I’m a Jew who falls somewhere on the observant spectrum between “Maisel” and “Shtisel.” I attended Jewish day school; my parents and I traveled to Russia to meet my bat mitzvah twin; and once, Ray Suarez interviewed us for the nightly news about celebrating Hanukkah in the tide of Christmas. But I also grew up in a household of contradictions. Yes, my mom needed a bite of honey cake so she wouldn’t get lightheaded during her Torah honor, but did my dad really need that Viennese pastry we stole away for between morning and Mincha services? And what about the time they visited me in New York, arriving late on Erev Yom Kippur? It was during a rough period in our family, all the more reason to let the holiday envelop us. But we were cranky and confused, three Jews, too embarrassed to be seen eating in public on a fasting holiday, too hungry and depleted not to eat at all. Obviously, room service was the only option.

If I conceded to the filming, wouldn’t I just be turning myself into one of the cast, an actor playing a Jew? Or, what if by having a 2nd AD watch my kid and craft services host the break fast, I could use the time to read a spiritual text, stream a service, or meditate on the Jewish rituals I was recovering for myself and eroding in my child? 

My husband and I explained to our younger son that this year was a one-time exception. We also told our older son that he had to miss soccer. Household of contradictions.

At the start of Kol Nidre, I found myself earbuds in, listening to our hallowed cantor sing the ancient Aramaic chant as I stared at a camera monitor watching a scene rehearsal, catching glimpses of my son looking sharper than he ever did for synagogue with a navy blazer, necktie and pressed white shirt. The retakes were not unlike the repetition of prayers, and when they shouted, “Quiet all around!” the surrounding hush had the stillness of the silent Amidah. While these muted minutes made the service easier to hear, I was unprepared for the hollowness I felt missing Kol Nidre in person, that what I thought was a perennial, portable part of myself was not. I tried to comfort myself by imagining that the female extra nearby — dressed in a coral-colored wool 1960s skirt suit with a matching vintage turban hat and costume jewelry — was my Aunt Tilly. She looked just like that when we picked her up for synagogue, greeting me in these exact words: “Darling, it is marrr-velous to see you!” 

On Yom Kippur day, we spent much time in satellite holding, awaiting our fate — not in the Book of Life way, but on whether to head over to set, alternately standing and sitting just like in the sanctuary. At one point in an effort to instill a smidge of meaning into the day, I played my son a video about the holiday’s Torah portion, Jonah and the whale. When we wrapped at 5 p.m., we scampered uptown in the rain to meet my husband and other son just as the Neilah service was beginning, arriving soaked — as if spit from the belly of a beluga ourselves. Our second chance. 
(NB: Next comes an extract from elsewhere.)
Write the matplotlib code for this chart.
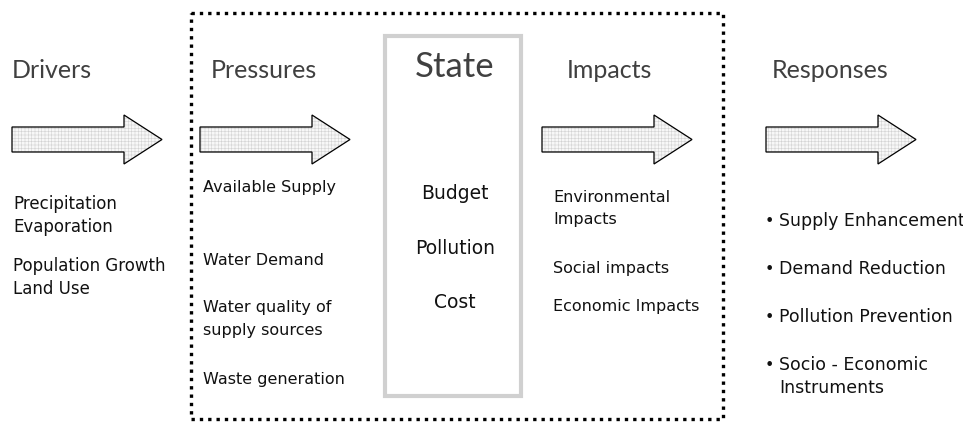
import matplotlib
matplotlib.use("Agg")
import matplotlib.pyplot as plt
from matplotlib.patches import Polygon, Rectangle

# DPSIR framework diagram
headers = ["Drivers", "Pressures", "State", "Impacts", "Responses"]

drivers_lines = ["Precipitation", "Evaporation", "Population Growth", "Land Use"]
pressures_lines = ["Available Supply", "Water Demand", "Water quality of",
                   "supply sources", "Waste generation"]
state_lines = ["Budget", "Pollution", "Cost"]
impacts_lines = ["Environmental", "Impacts", "Social impacts", "Economic Impacts"]
responses_items = ["Supply Enhancement", "Demand Reduction",
                   "Pollution Prevention", "Socio - Economic"]
responses_extra = "Instruments"

HEAD_FONT = ["Lato", "DejaVu Sans"]
BODY_FONT = ["DejaVu Sans"]
HEAD_COL = "#404040"
BODY_COL = "#111111"

plt.rcParams['hatch.linewidth'] = 0.4


def draw_arrow(ax, x0):
    pts = [(x0, 127), (x0 + 112, 127), (x0 + 112, 115), (x0 + 150, 139.5),
           (x0 + 112, 164), (x0 + 112, 152), (x0, 152)]
    ax.add_patch(Polygon(pts, closed=True, facecolor="#f7f7f7",
                         edgecolor="#d2d2d2", hatch="+++++", lw=0))
    ax.add_patch(Polygon(pts, closed=True, facecolor="none",
                         edgecolor="black", lw=0.9, joinstyle="miter"))


fig = plt.figure(figsize=(9.63, 4.26), dpi=100)
ax = fig.add_axes([0, 0, 1, 1])
ax.set_xlim(0, 963)
ax.set_ylim(426, 0)
ax.axis("off")

# dotted frame around pressures/state/impacts
ax.add_patch(Rectangle((191, 13), 532, 406, facecolor="none", edgecolor="black",
                       lw=2.4, linestyle=(0, (1, 1.5)), capstyle="butt"))

# state box
ax.add_patch(Rectangle((385, 36), 136, 360, facecolor="white",
                       edgecolor="#d0d0d0", lw=3))

# arrows
for x0 in [12, 200, 542, 766]:
    draw_arrow(ax, x0)

# headers
ax.text(12, 78, headers[0], fontsize=18, family=HEAD_FONT, color=HEAD_COL, va="baseline")
ax.text(211, 78, headers[1], fontsize=18, family=HEAD_FONT, color=HEAD_COL, va="baseline")
ax.text(455, 77, headers[2], fontsize=25, family=HEAD_FONT, color=HEAD_COL,
        va="baseline", ha="center")
ax.text(567, 78, headers[3], fontsize=18, family=HEAD_FONT, color=HEAD_COL, va="baseline")
ax.text(772, 78, headers[4], fontsize=18, family=HEAD_FONT, color=HEAD_COL, va="baseline")

# drivers
for txt, y in zip(drivers_lines, [209, 232, 271, 294]):
    ax.text(13, y, txt, fontsize=12, family=BODY_FONT, color=BODY_COL, va="baseline")

# pressures
for txt, y in zip(pressures_lines, [192, 265, 312, 335, 384]):
    ax.text(203, y, txt, fontsize=11.5, family=BODY_FONT, color=BODY_COL, va="baseline")

# state
for txt, y in zip(state_lines, [199, 254, 308]):
    ax.text(455, y, txt, fontsize=13.5, family=BODY_FONT, color=BODY_COL,
            va="baseline", ha="center")

# impacts
for txt, y in zip(impacts_lines, [202, 224, 273, 311]):
    ax.text(553, y, txt, fontsize=11.5, family=BODY_FONT, color=BODY_COL, va="baseline")

# responses
for txt, y in zip(responses_items, [226, 274, 322, 370]):
    ax.text(765, y, "\u2022", fontsize=11.5, family=BODY_FONT, color=BODY_COL, va="baseline")
    ax.text(779, y, txt, fontsize=12.5, family=BODY_FONT, color=BODY_COL, va="baseline")
ax.text(779, 393, responses_extra, fontsize=12.5, family=BODY_FONT, color=BODY_COL,
        va="baseline")

fig.savefig("out.png", dpi=100)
Grateful to be encircled by the melodies in three dimensions, I felt like a fake when the rabbi said: “We are almost at the conclusion of our journey.” As the service escalated, then descended, I panicked. I had forgotten the electric candles and wanted the boys to join the processional. That’s our family finale! But then, suddenly, I noticed that I was shoulder to shoulder with my 11-year-old, who was swaying, engrossed in the music and the moment, lips following the Hebrew prayers in his machzor, and I knew that I dare not do a thing. I needed to remove myself from the equation, because for others to find meaning in ritual, they can’t be disrupted. Isn’t that ultimately what parents must do — back away from the equation of our children’s lives so that they can create their own practices? 

Oh, and it turns out that if you “forget” to buy lox and thinly slice the tomatoes, your husband will grab a bagel before the ride home.